Podrá objetarse con razón que Cristina se enfrentó a los poderes fácticos y que llegó hasta donde pudo, pero también los enfrentaron Néstor y Perón (la historia argentina está atravesada por esas tensiones). Lo que digo es otra cosa: digo que la situación del país, su economía, sus políticas públicas, oscilaron entre cierto amor propio frente a las presiones del capital internacional y las concesiones en momentos de debilidad política. No entre neoliberalismo y peronismo. El neoliberalismo vino, explotó y se fue. Lo que dejó fue un nuevo estatuto legal del coloniaje.

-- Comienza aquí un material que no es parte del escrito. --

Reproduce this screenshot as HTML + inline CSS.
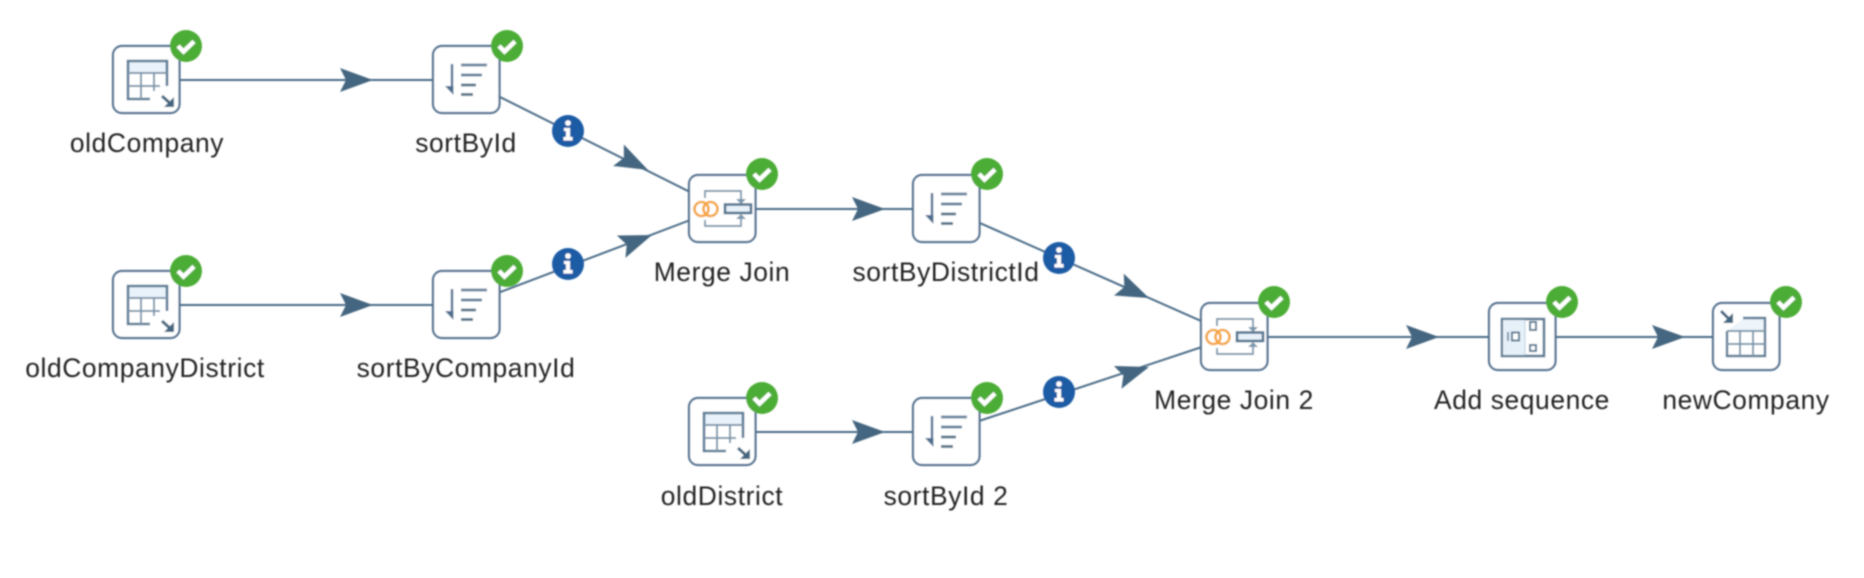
<!DOCTYPE html>
<html><head><meta charset="utf-8"><style>
html,body{margin:0;padding:0;background:#fff;width:1864px;height:578px;overflow:hidden}
svg{display:block}
text{font-family:"Liberation Sans",sans-serif;font-size:26.4px;fill:#222;text-anchor:middle;letter-spacing:.6px}
</style></head><body>
<svg width="1864" height="578" viewBox="0 0 1864 578" xmlns="http://www.w3.org/2000/svg">
<defs>
<filter id="b" x="-5%" y="-5%" width="110%" height="110%"><feGaussianBlur stdDeviation="0.7"/></filter>
<polygon id="arrow" points="0,0 -33,-12 -27,0 -33,12" fill="#446680"/>
<g id="box"><rect x="0" y="0" width="66.5" height="67" rx="9" fill="#fff" stroke="#4f7090" stroke-width="2.2"/></g>
<g id="ok"><circle r="16" fill="#4bad34"/><path d="M-8,0 L-2.5,5.5 L8,-4.5" fill="none" stroke="#fff" stroke-width="4.4"/></g>
<g id="info"><circle r="16" fill="#1b5ba5"/><circle cy="-8" r="2.8" fill="#fff"/><path d="M-4,-3 H2 V6 H4.5 V9.5 H-4.5 V6 H-2 V0 H-4 Z" fill="#fff"/></g>
<g id="tin">
<use href="#box"/>
<rect x="15" y="15.5" width="39" height="11" fill="#e9f2fa"/>
<path d="M54,40 V15 H15 V53 H37" fill="none" stroke="#5b7b96" stroke-width="2.6"/>
<path d="M15,27 H54 M15,40 H47 M28,27 V53 M41,27 V45" fill="none" stroke="#7d97ad" stroke-width="2"/>
<path d="M49,50 L60,60" stroke="#446680" stroke-width="3"/><path d="M61,61 L61,51 L51,61 Z" fill="#446680"/>
</g>
<g id="tout">
<use href="#box"/>
<path d="M14,28 L30,16 H52 V28 Z" fill="#edf4fa"/>
<path d="M30,15 H52 V53 H14 V28" fill="none" stroke="#5b7b96" stroke-width="2.4"/>
<path d="M14,28 H52 M14,41 H52 M27,28 V53 M40,28 V53" fill="none" stroke="#7d97ad" stroke-width="2"/>
<path d="M8,8 L18,18" stroke="#446680" stroke-width="3"/><path d="M20,20 L20,10 L10,20 Z" fill="#446680"/>
</g>
<g id="sort">
<use href="#box"/>
<path d="M19,18 V46" stroke="#4f7090" stroke-width="2.4"/><path d="M20.5,49 V40 L12,40 Z" fill="#4f7090"/>
<path d="M28,19 H54" stroke="#6f8ba3" stroke-width="3"/>
<path d="M28,29 H49" stroke="#5f7f99" stroke-width="2.8"/>
<path d="M28,39 H43" stroke="#527389" stroke-width="2.8"/>
<path d="M28,48.5 H40" stroke="#527389" stroke-width="2.8"/>
</g>
<g id="mj">
<use href="#box"/>
<path d="M16,23 V16 H52 V25 M16,45 V51 H52 V43" fill="none" stroke="#7d97ad" stroke-width="1.9"/>
<path d="M47,24 H57 L52,29 Z M47,44 H57 L52,39 Z" fill="#7d97ad"/>
<rect x="36" y="29.5" width="26" height="8.5" fill="#e8f1f9" stroke="#54758f" stroke-width="2.6"/>
<circle cx="12.5" cy="34" r="7" fill="none" stroke="#f4a63a" stroke-width="2.6"/>
<circle cx="21.5" cy="34" r="7" fill="none" stroke="#f4a63a" stroke-width="2.6"/>
</g>
<g id="seq">
<use href="#box"/>
<rect x="13" y="16" width="42" height="37" fill="#fff" stroke="#587992" stroke-width="2.6"/>
<rect x="14" y="17" width="22" height="35" fill="#e6f0f9"/>
<path d="M36,17 V52" stroke="#c6d6e3" stroke-width="1.2"/>
<rect x="41" y="19" width="6" height="8" fill="#fff" stroke="#587992" stroke-width="2"/>
<rect x="41" y="42" width="6" height="6" fill="#fff" stroke="#587992" stroke-width="2"/>
<path d="M19,29 V38" stroke="#7d97ad" stroke-width="2"/>
<rect x="23" y="29.5" width="7" height="8" fill="#fff" stroke="#587992" stroke-width="2"/>
</g>
</defs>
<g filter="url(#b)">
<g stroke="#4a6c88" stroke-width="2" fill="none">
<line x1="146" y1="80" x2="466" y2="80"/>
<line x1="466" y1="80" x2="722" y2="208"/>
<line x1="146" y1="305" x2="466" y2="305"/>
<line x1="466" y1="305" x2="722" y2="208"/>
<line x1="722" y1="209" x2="946" y2="209"/>
<line x1="946" y1="208" x2="1235" y2="336"/>
<line x1="722" y1="432" x2="946" y2="432"/>
<line x1="946" y1="432" x2="1235" y2="336"/>
<line x1="1235" y1="337" x2="1522" y2="337"/>
<line x1="1522" y1="337" x2="1747" y2="337"/>
</g>
<use href="#arrow" transform="translate(373,80)"/>
<use href="#arrow" transform="translate(373,305)"/>
<use href="#arrow" transform="translate(648,170) rotate(26.6)"/>
<use href="#arrow" transform="translate(652,235) rotate(-20.8)"/>
<use href="#arrow" transform="translate(885,209)"/>
<use href="#arrow" transform="translate(885,432)"/>
<use href="#arrow" transform="translate(1149,298) rotate(24)"/>
<use href="#arrow" transform="translate(1149,367) rotate(-18.4)"/>
<use href="#arrow" transform="translate(1439,337)"/>
<use href="#arrow" transform="translate(1685,337)"/>

<use href="#tin" transform="translate(113,46)"/>
<use href="#sort" transform="translate(433,46)"/>
<use href="#tin" transform="translate(113,271)"/>
<use href="#sort" transform="translate(433,271)"/>
<use href="#mj" transform="translate(689,175)"/>
<use href="#sort" transform="translate(913,175)"/>
<use href="#tin" transform="translate(689,398)"/>
<use href="#sort" transform="translate(913,398)"/>
<use href="#mj" transform="translate(1201,303)"/>
<use href="#seq" transform="translate(1489,303)"/>
<use href="#tout" transform="translate(1713,303)"/>

<use href="#ok" transform="translate(186,46)"/>
<use href="#ok" transform="translate(507,46)"/>
<use href="#ok" transform="translate(186,271)"/>
<use href="#ok" transform="translate(507,271)"/>
<use href="#ok" transform="translate(762,174)"/>
<use href="#ok" transform="translate(987,174)"/>
<use href="#ok" transform="translate(762,398)"/>
<use href="#ok" transform="translate(987,398)"/>
<use href="#ok" transform="translate(1274,302)"/>
<use href="#ok" transform="translate(1562,302)"/>
<use href="#ok" transform="translate(1786,302)"/>

<use href="#info" transform="translate(568,131)"/>
<use href="#info" transform="translate(568,264)"/>
<use href="#info" transform="translate(1059,258)"/>
<use href="#info" transform="translate(1059,392)"/>

<text x="147" y="152">oldCompany</text>
<text x="466" y="152">sortById</text>
<text x="145" y="377">oldCompanyDistrict</text>
<text x="466" y="377">sortByCompanyId</text>
<text x="722" y="281">Merge Join</text>
<text x="946" y="281">sortByDistrictId</text>
<text x="722" y="505">oldDistrict</text>
<text x="946" y="505">sortById 2</text>
<text x="1234" y="409">Merge Join 2</text>
<text x="1522" y="409">Add sequence</text>
<text x="1746" y="409">newCompany</text>
</g>
</svg>
</body></html>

Dicho lo anterior, ¿de qué sirve la argumentación de “las izquierdas” o del “campo popular” frente a la sociedad si no se puede ofrecer un futuro mejor y nos limitamos a contarle las costillas al presidente? ¿Qué logros podemos mostrar más allá del matrimonio igualitario o la AUH, que por cierto la sociedad parece haber olvidado? ¿Cuál es la razón por la que hace un año damos vueltas alrededor de las mismas preguntas pero no se nos cae una sola idea? ¿Cómo pretendemos dar vuelta el viento si no sabemos si pelearnos con el Gordo Dan en X o juntarnos en una Unidad Básica para buscar salidas superadoras? Si no sabemos con exactitud en dónde estamos parados, es imposible que podamos imaginar el futuro.